* Available data:
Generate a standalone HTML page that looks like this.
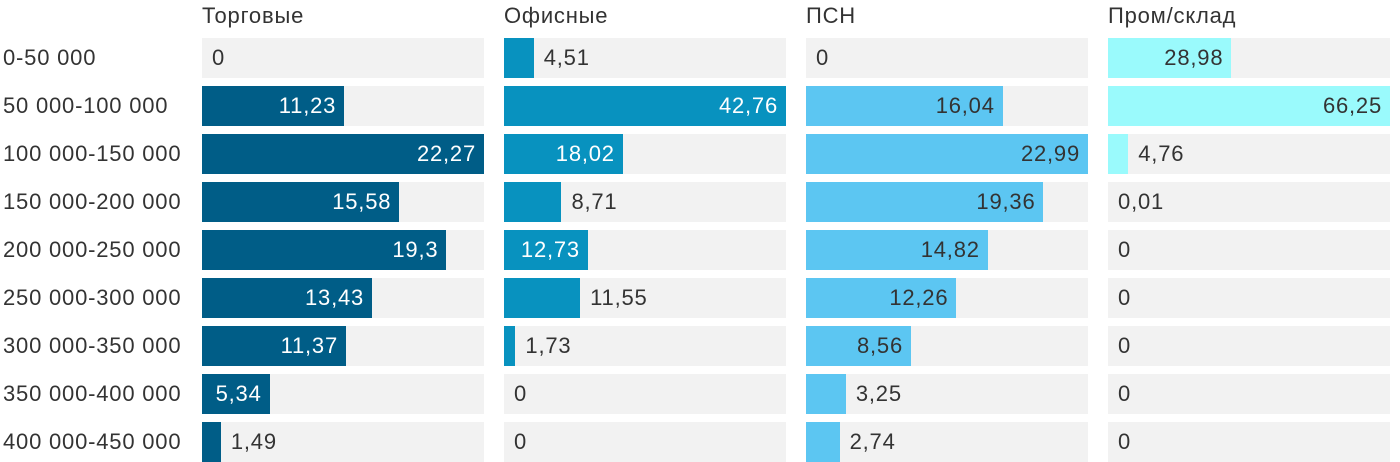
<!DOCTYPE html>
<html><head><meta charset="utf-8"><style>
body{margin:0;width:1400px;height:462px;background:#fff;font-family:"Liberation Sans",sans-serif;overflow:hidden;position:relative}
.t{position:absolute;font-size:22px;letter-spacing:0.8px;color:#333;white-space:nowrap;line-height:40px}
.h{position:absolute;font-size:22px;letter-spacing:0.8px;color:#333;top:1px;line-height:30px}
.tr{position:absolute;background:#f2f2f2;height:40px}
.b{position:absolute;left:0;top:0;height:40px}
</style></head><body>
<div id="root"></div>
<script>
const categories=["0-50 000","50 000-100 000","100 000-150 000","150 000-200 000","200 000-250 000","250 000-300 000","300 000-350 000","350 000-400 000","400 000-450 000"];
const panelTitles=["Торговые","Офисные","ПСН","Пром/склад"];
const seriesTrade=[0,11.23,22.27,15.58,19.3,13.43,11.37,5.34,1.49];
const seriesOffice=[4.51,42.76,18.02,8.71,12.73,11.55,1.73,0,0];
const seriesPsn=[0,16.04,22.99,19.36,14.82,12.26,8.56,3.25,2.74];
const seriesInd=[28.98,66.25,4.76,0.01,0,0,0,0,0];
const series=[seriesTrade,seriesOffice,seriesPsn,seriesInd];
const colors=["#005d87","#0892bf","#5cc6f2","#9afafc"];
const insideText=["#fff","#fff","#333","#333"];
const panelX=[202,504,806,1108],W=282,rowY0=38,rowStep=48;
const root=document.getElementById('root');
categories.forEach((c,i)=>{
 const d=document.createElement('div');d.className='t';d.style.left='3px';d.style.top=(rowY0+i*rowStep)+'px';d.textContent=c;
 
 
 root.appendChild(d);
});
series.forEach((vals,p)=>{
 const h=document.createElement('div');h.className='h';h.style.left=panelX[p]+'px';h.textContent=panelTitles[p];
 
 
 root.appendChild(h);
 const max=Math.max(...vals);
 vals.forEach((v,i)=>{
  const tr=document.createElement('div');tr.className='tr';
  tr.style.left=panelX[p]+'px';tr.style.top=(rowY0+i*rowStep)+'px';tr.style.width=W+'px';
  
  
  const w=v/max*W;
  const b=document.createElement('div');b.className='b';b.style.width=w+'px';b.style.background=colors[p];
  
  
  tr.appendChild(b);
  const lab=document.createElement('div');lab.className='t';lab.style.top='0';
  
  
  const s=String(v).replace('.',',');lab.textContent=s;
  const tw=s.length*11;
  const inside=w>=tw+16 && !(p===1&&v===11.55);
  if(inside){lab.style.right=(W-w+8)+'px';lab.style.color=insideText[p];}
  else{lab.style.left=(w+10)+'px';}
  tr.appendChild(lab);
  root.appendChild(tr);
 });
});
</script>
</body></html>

* Exercise details:
Output a faithful copy of the data, with each picture left out.

* Output below:
Generate a standalone HTML page that looks like this.
<!DOCTYPE html>
<html><head><meta charset="utf-8"><style>
body{margin:0;width:1400px;height:462px;background:#fff;font-family:"Liberation Sans",sans-serif;overflow:hidden;position:relative}
.t{position:absolute;font-size:22px;letter-spacing:0.8px;color:#333;white-space:nowrap;line-height:40px}
.h{position:absolute;font-size:22px;letter-spacing:0.8px;color:#333;top:1px;line-height:30px}
.tr{position:absolute;background:#f2f2f2;height:40px}
.b{position:absolute;left:0;top:0;height:40px}
</style></head><body>
<div id="root"></div>
<script>
const categories=["0-50 000","50 000-100 000","100 000-150 000","150 000-200 000","200 000-250 000","250 000-300 000","300 000-350 000","350 000-400 000","400 000-450 000"];
const panelTitles=["Торговые","Офисные","ПСН","Пром/склад"];
const seriesTrade=[0,11.23,22.27,15.58,19.3,13.43,11.37,5.34,1.49];
const seriesOffice=[4.51,42.76,18.02,8.71,12.73,11.55,1.73,0,0];
const seriesPsn=[0,16.04,22.99,19.36,14.82,12.26,8.56,3.25,2.74];
const seriesInd=[28.98,66.25,4.76,0.01,0,0,0,0,0];
const series=[seriesTrade,seriesOffice,seriesPsn,seriesInd];
const colors=["#005d87","#0892bf","#5cc6f2","#9afafc"];
const insideText=["#fff","#fff","#333","#333"];
const panelX=[202,504,806,1108],W=282,rowY0=38,rowStep=48;
const root=document.getElementById('root');
categories.forEach((c,i)=>{
 const d=document.createElement('div');d.className='t';d.style.left='3px';d.style.top=(rowY0+i*rowStep)+'px';d.textContent=c;
 
 
 root.appendChild(d);
});
series.forEach((vals,p)=>{
 const h=document.createElement('div');h.className='h';h.style.left=panelX[p]+'px';h.textContent=panelTitles[p];
 
 
 root.appendChild(h);
 const max=Math.max(...vals);
 vals.forEach((v,i)=>{
  const tr=document.createElement('div');tr.className='tr';
  tr.style.left=panelX[p]+'px';tr.style.top=(rowY0+i*rowStep)+'px';tr.style.width=W+'px';
  
  
  const w=v/max*W;
  const b=document.createElement('div');b.className='b';b.style.width=w+'px';b.style.background=colors[p];
  
  
  tr.appendChild(b);
  const lab=document.createElement('div');lab.className='t';lab.style.top='0';
  
  
  const s=String(v).replace('.',',');lab.textContent=s;
  const tw=s.length*11;
  const inside=w>=tw+16 && !(p===1&&v===11.55);
  if(inside){lab.style.right=(W-w+8)+'px';lab.style.color=insideText[p];}
  else{lab.style.left=(w+10)+'px';}
  tr.appendChild(lab);
  root.appendChild(tr);
 });
});
</script>
</body></html>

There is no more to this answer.